Trovata has completed its acquisition of ATOM, a comprehensive Treasury Management System, whilst securing an additional $9 million in funding from State Street Corporation and PNC Financial Services Group. The dual announcement positions the San Diego-based fintech firm to challenge established players in the corporate treasury technology sector.
The acquisition brings Trovata’s total funding to $80 million, with previous backing from major financial institutions including JPMorgan, Wells Fargo, National Australia Bank, Capital One Ventures, and Mastercard. The strategic investment from State Street and PNC adds two significant banking partners to Trovata’s institutional supporter base.
Treasury System Integration Targets Enterprise Market
ATOM, developed by Financial Sciences Corporation, provides enterprise-grade treasury management capabilities including debt and investment instrument support, intercompany transaction processing, in-house banking functionality, credit facility management, foreign exchange hedging, and comprehensive payment workflows. The system also handles bank fee analysis and account management across domestic and international operations.

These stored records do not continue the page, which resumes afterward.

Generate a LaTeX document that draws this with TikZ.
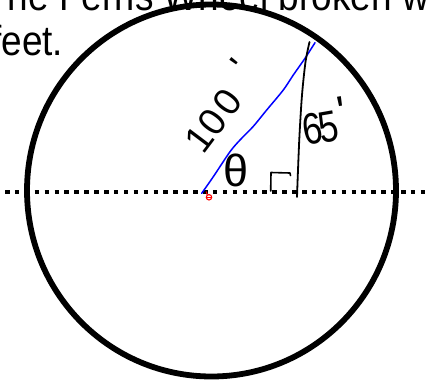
\documentclass[tikz,border=0pt]{standalone}
\usepackage{fontspec}
\setmainfont{Liberation Sans}
\newcommand{\narrowdigit}[1]{\scalebox{0.8}[1]{#1}}
\begin{document}
\begin{tikzpicture}[x=1pt,y=-1pt,
  wheel/.style={line width=5.8pt},
  dotline/.style={line width=4.5pt, dash pattern=on 4.5pt off 5.4pt},
  ink/.style={line width=1.8pt, line cap=round, line join=round},
  blueink/.style={draw=blue, line width=1.5pt, line cap=round, line join=round},
  redink/.style={draw=red, line width=1.1pt},
  hand/.style={inner sep=0pt, font=\fontsize{38}{38}\selectfont},
  title/.style={inner sep=0pt, anchor=base west, font=\fontsize{42}{42}\selectfont}]
\useasboundingbox (0,0) rectangle (426,381);
\clip (0,0) rectangle (426,381);
% heading text
\node[title] (t1) at (-15,10) {\scalebox{0.88}[1]{The Ferris Wheel broken w}};
\node[title] (t2) at (-9,55) {\scalebox{0.88}[1]{feet.}};
% dotted diameter
\coordinate (L) at (5,192);
\coordinate (R) at (432,192);
\draw[dotline] (L) -- (R);
% wheel
\coordinate (C) at (211.5,190.5);
\draw[wheel] (C) ellipse [x radius=184.5, y radius=186];
% blue radius
\draw[blueink] plot[smooth] coordinates {(201.7,193.3) (213.3,176.7) (230,151.7) (240,140) (253,126.7) (266.7,110) (283.3,90) (293.3,75) (305,58.3) (315,42.7)};
% black vertical height
\draw[ink] plot[smooth] coordinates {(309.5,42) (305.5,62) (302,95) (299.5,135) (298,170) (297,197)};
% right angle mark
\coordinate (ra1) at (270.7,191);
\coordinate (ra2) at (271,172.5);
\coordinate (ra3) at (290,173);
\coordinate (ra4) at (290.5,175.5);
\draw[ink, line width=1.6pt] (ra1) -- (ra2) -- (ra3) -- (ra4);
% labels
\node[hand, font=\fontsize{45}{45}\selectfont] (th) at (235.7,170) {θ};
\node[hand, rotate=53] (hundred) at (218.1,105.8) {10\kern4pt0\hspace{22pt}\raisebox{10pt}{\textquotesingle}};
\node[hand, font=\fontsize{44}{44}\selectfont, rotate=10] (sixtyfive) at (324.5,121.5) {\narrowdigit{6}\kern-3pt\narrowdigit{5}\kern2pt\raisebox{11.5pt}{\textquotesingle}};
% red mark
\coordinate (rm) at (209,197.3);
\draw[redink] (rm) circle[radius=2.7];
\draw[redink] (206.3,197.3) -- (211.7,197.3);
\draw[redink] (207.2,194.8) -- (206.3,191.5);
\end{tikzpicture}
\end{document}
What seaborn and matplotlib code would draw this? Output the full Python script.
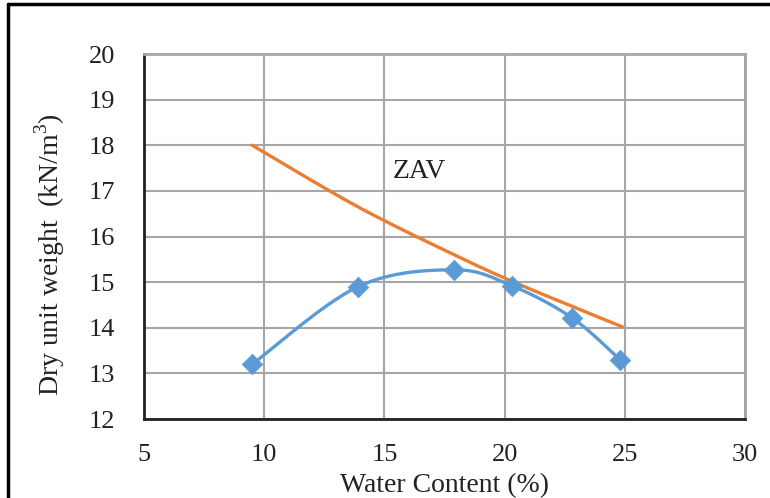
import numpy as np
import pandas as pd
import matplotlib
matplotlib.use("Agg")
import matplotlib.pyplot as plt
import seaborn as sns
from matplotlib.lines import Line2D

# ---- data ----
water_content = [9.5, 13.9, 17.9, 20.3, 22.8, 24.8]
dry_unit_weight = [13.2, 14.9, 15.27, 14.92, 14.22, 13.3]
zav_water = [9.5, 13.9, 17.9, 20.3, 22.8, 24.9]
zav_weight = [18.0, 16.65, 15.6, 15.02, 14.47, 14.02]
x_ticks = [5, 10, 15, 20, 25, 30]
y_ticks = [12, 13, 14, 15, 16, 17, 18, 19, 20]
zav_label = "ZAV"
x_label = "Water Content (%)"
y_label = "Dry unit weight  (kN/m$^3$)"

BLUE = "#5B9BD5"
ORANGE = "#ED7D31"


def smooth(xs, ys, n=30):
    """Excel-style smoothed line (Catmull-Rom) through the given points."""
    P = np.column_stack([xs, ys]).astype(float)
    P = np.vstack([P[0], P, P[-1]])
    out = []
    for i in range(1, len(P) - 2):
        p0, p1, p2, p3 = P[i - 1], P[i], P[i + 1], P[i + 2]
        t = np.linspace(0, 1, n, endpoint=False)[:, None]
        pts = 0.5 * ((2 * p1) + (-p0 + p2) * t + (2 * p0 - 5 * p1 + 4 * p2 - p3) * t ** 2
                     + (-p0 + 3 * p1 - 3 * p2 + p3) * t ** 3)
        out.append(pts)
    out.append(P[-2][None, :])
    a = np.vstack(out)
    return a[:, 0], a[:, 1]


sns.set_theme(style="white")
plt.rcParams["font.family"] = ["Liberation Serif", "DejaVu Serif"]
plt.rcParams["mathtext.fontset"] = "custom"
plt.rcParams["mathtext.rm"] = "Liberation Serif"

fig = plt.figure(figsize=(7.7, 4.98), dpi=100)
ax = fig.add_axes([144 / 770, 1 - 419 / 498, (745 - 144) / 770, (419 - 54) / 498])

bx, by = smooth(water_content, dry_unit_weight)
df_blue = pd.DataFrame({"x": bx, "y": by})
zx, zy = smooth(zav_water, zav_weight)
df_zav = pd.DataFrame({"x": zx, "y": zy})
df_pts = pd.DataFrame({"x": water_content, "y": dry_unit_weight})

sns.lineplot(data=df_zav, x="x", y="y", sort=False, color=ORANGE, lw=2.4, ax=ax, zorder=3)
sns.lineplot(data=df_blue, x="x", y="y", sort=False, color=BLUE, lw=2.4, ax=ax, zorder=4)
sns.scatterplot(data=df_pts, x="x", y="y", marker="D", s=110, color=BLUE,
                edgecolor=BLUE, linewidth=0.5, ax=ax, zorder=5)

ax.set_xlim(5, 30)
ax.set_ylim(12, 20)
ax.set_xticks(x_ticks)
ax.set_yticks(y_ticks)
ax.set_xticklabels([str(t) for t in x_ticks], fontsize=19, color="#222222")
ax.set_yticklabels([str(t) for t in y_ticks], fontsize=19, color="#222222")
ax.tick_params(axis="both", length=0)
ax.tick_params(axis="x", pad=18)
ax.tick_params(axis="y", pad=21)

ax.grid(True, color="#a6a6a6", lw=1.5)
ax.set_axisbelow(True)
for s in ["top", "right"]:
    ax.spines[s].set_color("#a6a6a6")
    ax.spines[s].set_linewidth(2)
for s in ["left", "bottom"]:
    ax.spines[s].set_color("#222222")
    ax.spines[s].set_linewidth(2)

ax.set_xlabel(x_label, fontsize=20, color="#222222", labelpad=5)
ax.set_ylabel(y_label, fontsize=20, color="#222222")
ax.yaxis.set_label_coords(-0.128, 0.45)

ax.text(15.35, 17.43, zav_label, fontsize=20, color="#222222", va="center", ha="left")

# partial outer frame (top and left edges as in the reference crop)
fig.add_artist(Line2D([8 / 770, 1], [1 - 4 / 498, 1 - 4 / 498], color="black", lw=2.5,
                      transform=fig.transFigure))
fig.add_artist(Line2D([8 / 770, 8 / 770], [0, 1 - 4 / 498], color="black", lw=2.5,
                      transform=fig.transFigure))

fig.savefig("out.png", dpi=100, facecolor="white")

Brett Turner, Trovata’s founder and chief executive, emphasized the strategic importance of the acquisition. “There hasn’t been a new TMS built in nearly three decades” ~ Brett Turner. He stated, highlighting the stagnation in treasury technology development and added that the move represents “a generational shift in treasury tech” ~ Brett Turner.

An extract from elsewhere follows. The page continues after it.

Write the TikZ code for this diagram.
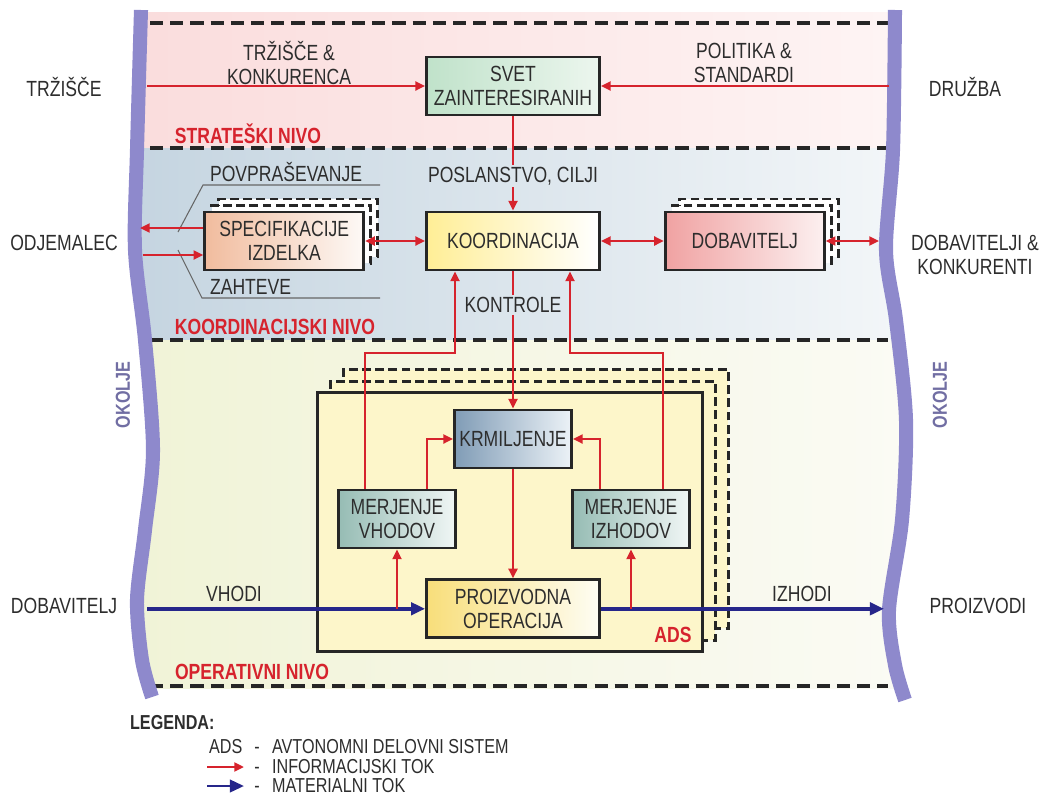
\documentclass[tikz,border=0pt]{standalone}
\usepackage{fontspec}
\setmainfont{Liberation Sans}[FakeStretch=0.8]
\usepackage{tikz}
\usetikzlibrary{arrows.meta,positioning,shadows}

\definecolor{infored}{RGB}{214,35,45}
\definecolor{matblue}{RGB}{38,38,138}
\definecolor{wallcol}{RGB}{142,137,204}
\definecolor{txtgray}{RGB}{45,45,45}
\definecolor{adsfill}{RGB}{253,246,202}

\tikzset{
  ms/txt/.style={text=txtgray, font=\fontsize{12.5}{14}\selectfont, align=center, inner sep=1pt},
  ms/box/.style={ms/txt, draw=black!85, line width=1.6pt, minimum width=3.46cm, minimum height=1.16cm},
  ms/midbox/.style={ms/box, minimum width=3.18cm},
  ms/smallbox/.style={ms/box, minimum width=2.34cm},
  ms/copy/.style={draw=black!85, line width=1.6pt, dash pattern=on 5pt off 2.5pt},
  ms/stack/.style={
    general shadow={ms/copy, fill=white, shadow xshift=0.28cm, shadow yshift=0.26cm},
    general shadow={ms/copy, fill=white, shadow xshift=0.14cm, shadow yshift=0.13cm}},
  ms/adsstack/.style={
    general shadow={ms/copy, fill=adsfill, shadow xshift=0.52cm, shadow yshift=0.46cm},
    general shadow={ms/copy, fill=adsfill, shadow xshift=0.26cm, shadow yshift=0.22cm}},
  ms/level/.style={font=\bfseries\fontsize{12.5}{14}\selectfont, text=infored, inner sep=1pt},
  ms/env/.style={font=\bfseries\fontsize{11.5}{13}\selectfont, text=wallcol!80!black, rotate=90, inner sep=1pt},
  ms/legend/.style={text=txtgray, font=\fontsize{11.5}{13}\selectfont, inner sep=1pt},
  ms/sep/.style={line width=2.3pt, black!85, dash pattern=on 7.5pt off 4pt},
  ms/wall/.style={line width=8pt, wallcol},
  ms/bracket/.style={draw=black!60, line width=0.6pt},
  ms/infoline/.style={draw=infored, line width=1.4pt},
  ms/info/.style={ms/infoline, -{Triangle[length=5.5pt,width=5pt]}},
  ms/infoboth/.style={ms/infoline, {Triangle[length=5.5pt,width=5pt]}-{Triangle[length=5.5pt,width=5pt]}},
  ms/mat/.style={draw=matblue, line width=2.2pt, -{Triangle[length=8pt,width=7pt]}}
}

\begin{document}
\begin{tikzpicture}[x=0.02cm, y=-0.02cm]
  \useasboundingbox (0,0) rectangle (1045,798);

  % levels between the two walls
  \begin{scope}
    \clip plot[smooth] coordinates {(141,8) (137,150) (135,250) (145,340) (153,450) (145,530) (137,600) (142,660) (152,697)}
      -- plot[smooth] coordinates {(905,700) (895,665) (889,610) (902,520) (906,420) (896,320) (886,250) (893,150) (895,8)} -- cycle;
    \shade[left color={rgb,255:red,250;green,220;blue,220}, right color={rgb,255:red,254;green,245;blue,245}] (120,12) rectangle (920,148);
    \shade[left color={rgb,255:red,196;green,212;blue,224}, right color={rgb,255:red,244;green,247;blue,249}] (120,148) rectangle (920,340);
    \shade[left color={rgb,255:red,240;green,243;blue,214}, right color={rgb,255:red,251;green,251;blue,245}] (120,340) rectangle (920,688);
  \end{scope}
  \foreach \y in {23,148,340,686}
    \draw[ms/sep] (150,\y) -- (888,\y);
  \draw[ms/wall] plot[smooth] coordinates {(141,10) (137,150) (135,250) (145,340) (153,450) (145,530) (137,600) (142,660) (152,697)};
  \draw[ms/wall] plot[smooth] coordinates {(895,10) (893,150) (886,250) (896,320) (906,420) (902,520) (889,610) (895,665) (905,700)};

  % environment
  \node[ms/txt] (trzisce) at (64,87) {TRŽIŠČE};
  \node[ms/txt] (druzba) at (965,87) {DRUŽBA};
  \node[ms/txt] (odjemalec) at (64,243) {ODJEMALEC};
  \node[ms/txt] (dobkonk) at (975,255) {DOBAVITELJI \&\\KONKURENTI};
  \node[ms/txt] (dobavitelj) at (64,606) {DOBAVITELJ};
  \node[ms/txt] (proizvodi) at (978,606) {PROIZVODI};
  \node[ms/env] (okoljeL) at (123,395) {OKOLJE};
  \node[ms/env] (okoljeR) at (940,395) {OKOLJE};

  % strateski nivo
  \node[ms/box, left color={rgb,255:red,192;green,226;blue,202}, right color={rgb,255:red,236;green,246;blue,238}] (svet) at (513,86) {SVET\\ZAINTERESIRANIH};
  \node[ms/txt] (trzkonk) at (289,63) {TRŽIŠČE \&\\KONKURENCA};
  \node[ms/txt] (polstd) at (744,63) {POLITIKA \&\\STANDARDI};
  \node[ms/level] (strat) at (248,134) {STRATEŠKI NIVO};
  \coordinate (trzIn) at (147,86);
  \coordinate (polIn) at (889,86);
  \draw[ms/info] (trzIn) -- (svet.west);
  \draw[ms/info] (polIn) -- (svet.east);

  % koordinacijski nivo
  \node[ms/box, left color={rgb,255:red,255;green,238;blue,150}, right color=white] (koord) at (513,241) {KOORDINACIJA};
  \node[ms/midbox, ms/stack, left=1.2cm of koord, left color={rgb,255:red,241;green,188;blue,158}, right color={rgb,255:red,253;green,249;blue,246}] (spec) {SPECIFIKACIJE\\IZDELKA};
  \node[ms/midbox, ms/stack, right=1.26cm of koord, left color={rgb,255:red,240;green,162;blue,162}, right color={rgb,255:red,252;green,240;blue,240}] (dob) {DOBAVITELJ};
  \node[ms/txt] (poslanstvo) at (513,176) {POSLANSTVO, CILJI};
  \node[ms/txt] (kontrole) at (513,305) {KONTROLE};
  \node[ms/txt, anchor=base west] (povpr) at (208,181) {POVPRAŠEVANJE};
  \node[ms/txt, anchor=base west] (zahteve) at (208,294) {ZAHTEVE};
  \node[ms/level] (koordniv) at (275,327) {KOORDINACIJSKI NIVO};
  \draw[ms/bracket] (178,232) -- (203,185) -- (380,185);
  \draw[ms/bracket] (178,250) -- (202,298) -- (380,298);
  \coordinate (odjOut) at (140,228);
  \coordinate (odjIn) at (143,255);
  \coordinate (dobOut) at (879,241);
  \draw[ms/infoline] (svet.south) -- (poslanstvo.north);
  \draw[ms/info] (poslanstvo.south) -- (koord.north);
  \draw[ms/info] (spec.west |- odjOut) -- (odjOut);
  \draw[ms/info] (odjIn) -- (spec.west |- odjIn);
  \draw[ms/infoboth] (spec.east) -- (koord.west);
  \draw[ms/infoboth] (koord.east) -- (dob.west);
  \draw[ms/infoboth] (dob.east) -- (dobOut);

  % operativni nivo
  \node[draw=black!85, line width=1.6pt, ms/adsstack, fill=adsfill, minimum width=7.7cm, minimum height=5.18cm] (ads) at (510,522) {};
  \node[ms/level] (adslbl) at (673,635) {ADS};
  \node[ms/smallbox, left color={rgb,255:red,128;green,156;blue,182}, right color={rgb,255:red,236;green,242;blue,247}] (krm) at (513,439) {KRMILJENJE};
  \node[ms/box, below=2.18cm of krm, left color={rgb,255:red,248;green,222;blue,122}, right color={rgb,255:red,254;green,253;blue,243}] (proiz) {PROIZVODNA\\OPERACIJA};
  \node[ms/smallbox, left color={rgb,255:red,150;green,188;blue,180}, right color={rgb,255:red,240;green,246;blue,245}] (mvh) at (397,519) {MERJENJE\\VHODOV};
  \node[ms/smallbox, left color={rgb,255:red,150;green,188;blue,180}, right color={rgb,255:red,240;green,246;blue,245}] (miz) at (631,519) {MERJENJE\\IZHODOV};
  \node[ms/txt] (vhodi) at (234,594) {VHODI};
  \node[ms/txt] (izhodi) at (802,594) {IZHODI};
  \node[ms/level] (operniv) at (252,672) {OPERATIVNI NIVO};
  \coordinate (jl) at (455,353);
  \coordinate (jr) at (570,353);
  \coordinate (matIn) at (147,606);
  \coordinate (matOut) at (884,606);
  \draw[ms/infoline] (kontrole.north) -- (koord.south);
  \draw[ms/info] (kontrole.south) -- (krm.north);
  \draw[ms/info] ([xshift=-0.64cm]mvh.north) |- (jl) -- (jl |- koord.south);
  \draw[ms/info] ([xshift=0.64cm]miz.north) |- (jr) -- (jr |- koord.south);
  \draw[ms/info] ([xshift=0.6cm]mvh.north) |- (krm.west);
  \draw[ms/info] ([xshift=-0.62cm]miz.north) |- (krm.east);
  \draw[ms/info] (krm.south) -- (proiz.north);
  \draw[ms/mat] (matIn |- proiz.west) -- (proiz.west);
  \draw[ms/mat] (proiz.east) -- (matOut |- proiz.east);
  \draw[ms/info] (mvh.south |- proiz.west) -- (mvh.south);
  \draw[ms/info] (miz.south |- proiz.east) -- (miz.south);

  % legenda
  \node[ms/legend, font=\bfseries\fontsize{11.5}{13}\selectfont, anchor=base west] (legenda) at (128,729) {LEGENDA:};
  \node[ms/legend, anchor=base west] (lgAds) at (207,753) {ADS};
  \node[ms/legend, anchor=base] (lgD1) at (257,753) {-};
  \node[ms/legend, anchor=base west] (lgT1) at (270,753) {AVTONOMNI DELOVNI SISTEM};
  \node[ms/legend, anchor=base] (lgD2) at (257,773) {-};
  \node[ms/legend, anchor=base west] (lgT2) at (270,773) {INFORMACIJSKI TOK};
  \node[ms/legend, anchor=base] (lgD3) at (257,792) {-};
  \node[ms/legend, anchor=base west] (lgT3) at (270,792) {MATERIALNI TOK};
  \coordinate (lgA1) at (207,767);
  \coordinate (lgA2) at (244,767);
  \coordinate (lgB1) at (207,786);
  \coordinate (lgB2) at (244,786);
  \draw[ms/info] (lgA1) -- (lgA2);
  \draw[ms/mat, line width=1.6pt] (lgB1) -- (lgB2);
\end{tikzpicture}
\end{document}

The integration combines ATOM’s feature set with Trovata’s cloud-native architecture, built on microservices and serverless infrastructure. This technical foundation enables deployment timescales measured in minutes rather than months, according to company statements.
Market Positioning Against Legacy Providers
Alf Newlin, co-founder and chief executive of Financial Sciences, described the strategic rationale behind the combination. “ATOM was built for complexity and designed to serve Fortune 500 treasury teams with global scale” Alf Newlin explained, noting that the merger creates a solution combining comprehensive functionality with modern platform architecture.
The combined platform differentiates itself from existing solutions through its cloud-native design, contrasting with legacy systems that are cloud-hosted but built on older architectural principles. Trovata’s approach incorporates artificial intelligence capabilities and application programming interfaces designed specifically for corporate banking connections.
Banking Partnership Distribution Model
Trovata’s strategy extends beyond direct enterprise sales to include distribution through banking partnerships. The company’s network of financial institution backers provides both funding and potential distribution channels for treasury technology services.
The platform aims to address corporate finance and treasury teams’ requirements for real-time cash visibility, forecasting capabilities, and integrated money movement functionality. The solution targets organisations seeking alternatives to spreadsheet-based processes and legacy treasury systems.
Technology Architecture and Scalability
The technical foundation underlying Trovata’s platform emphasizes scalability and rapid deployment capabilities. The microservices architecture supports instant scaling requirements, whether through direct enterprise implementation or via banking partner networks.
Corporate banking API integration forms a core component of the platform’s connectivity approach, enabling real-time data aggregation and transaction processing across multiple financial institutions. This technical approach supports the platform’s positioning as a comprehensive cash and risk management solution.
The acquisition represents Trovata’s expansion from its original focus on cash and liquidity management data platforms into full treasury management system capabilities, broadening its addressable market to include large global enterprises with complex treasury requirements.